* Exercise
Write out the material exactly, without any of its pictures.
-- Stored data start --
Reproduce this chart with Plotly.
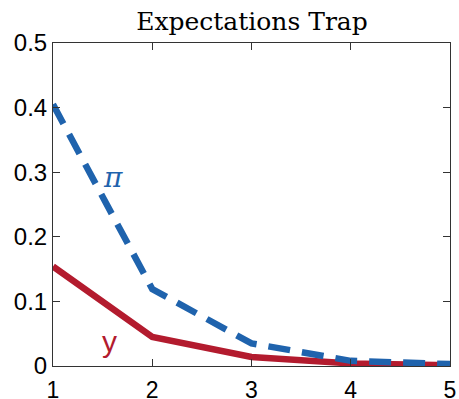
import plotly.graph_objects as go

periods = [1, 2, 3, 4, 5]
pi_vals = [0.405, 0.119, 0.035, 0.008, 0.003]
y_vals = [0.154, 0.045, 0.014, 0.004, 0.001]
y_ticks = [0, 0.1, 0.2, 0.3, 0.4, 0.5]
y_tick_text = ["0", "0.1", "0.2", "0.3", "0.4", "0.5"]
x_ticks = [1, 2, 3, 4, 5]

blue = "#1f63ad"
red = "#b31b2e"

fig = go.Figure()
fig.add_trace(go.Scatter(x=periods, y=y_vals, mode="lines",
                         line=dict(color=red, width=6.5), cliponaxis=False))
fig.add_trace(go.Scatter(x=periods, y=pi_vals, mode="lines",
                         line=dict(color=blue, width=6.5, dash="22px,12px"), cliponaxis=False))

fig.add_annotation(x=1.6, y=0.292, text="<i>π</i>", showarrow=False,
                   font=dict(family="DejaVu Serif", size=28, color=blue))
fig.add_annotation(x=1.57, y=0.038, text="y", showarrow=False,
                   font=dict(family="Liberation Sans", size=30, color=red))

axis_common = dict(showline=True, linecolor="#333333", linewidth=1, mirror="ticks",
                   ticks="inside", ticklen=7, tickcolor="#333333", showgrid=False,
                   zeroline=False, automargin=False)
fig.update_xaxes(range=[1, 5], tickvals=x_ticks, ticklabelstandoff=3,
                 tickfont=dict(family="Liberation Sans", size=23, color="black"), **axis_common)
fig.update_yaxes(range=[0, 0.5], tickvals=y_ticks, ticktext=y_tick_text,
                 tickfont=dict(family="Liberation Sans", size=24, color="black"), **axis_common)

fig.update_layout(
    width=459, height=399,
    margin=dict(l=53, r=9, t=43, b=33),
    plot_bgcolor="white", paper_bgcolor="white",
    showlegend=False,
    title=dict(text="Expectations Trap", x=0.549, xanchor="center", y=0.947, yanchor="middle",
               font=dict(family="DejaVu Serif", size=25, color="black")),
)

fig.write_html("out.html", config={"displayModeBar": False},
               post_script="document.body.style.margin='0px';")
-- Stored data end --
* Response to this exercise
Reproduce this chart with Plotly.
import plotly.graph_objects as go

periods = [1, 2, 3, 4, 5]
pi_vals = [0.405, 0.119, 0.035, 0.008, 0.003]
y_vals = [0.154, 0.045, 0.014, 0.004, 0.001]
y_ticks = [0, 0.1, 0.2, 0.3, 0.4, 0.5]
y_tick_text = ["0", "0.1", "0.2", "0.3", "0.4", "0.5"]
x_ticks = [1, 2, 3, 4, 5]

blue = "#1f63ad"
red = "#b31b2e"

fig = go.Figure()
fig.add_trace(go.Scatter(x=periods, y=y_vals, mode="lines",
                         line=dict(color=red, width=6.5), cliponaxis=False))
fig.add_trace(go.Scatter(x=periods, y=pi_vals, mode="lines",
                         line=dict(color=blue, width=6.5, dash="22px,12px"), cliponaxis=False))

fig.add_annotation(x=1.6, y=0.292, text="<i>π</i>", showarrow=False,
                   font=dict(family="DejaVu Serif", size=28, color=blue))
fig.add_annotation(x=1.57, y=0.038, text="y", showarrow=False,
                   font=dict(family="Liberation Sans", size=30, color=red))

axis_common = dict(showline=True, linecolor="#333333", linewidth=1, mirror="ticks",
                   ticks="inside", ticklen=7, tickcolor="#333333", showgrid=False,
                   zeroline=False, automargin=False)
fig.update_xaxes(range=[1, 5], tickvals=x_ticks, ticklabelstandoff=3,
                 tickfont=dict(family="Liberation Sans", size=23, color="black"), **axis_common)
fig.update_yaxes(range=[0, 0.5], tickvals=y_ticks, ticktext=y_tick_text,
                 tickfont=dict(family="Liberation Sans", size=24, color="black"), **axis_common)

fig.update_layout(
    width=459, height=399,
    margin=dict(l=53, r=9, t=43, b=33),
    plot_bgcolor="white", paper_bgcolor="white",
    showlegend=False,
    title=dict(text="Expectations Trap", x=0.549, xanchor="center", y=0.947, yanchor="middle",
               font=dict(family="DejaVu Serif", size=25, color="black")),
)

fig.write_html("out.html", config={"displayModeBar": False},
               post_script="document.body.style.margin='0px';")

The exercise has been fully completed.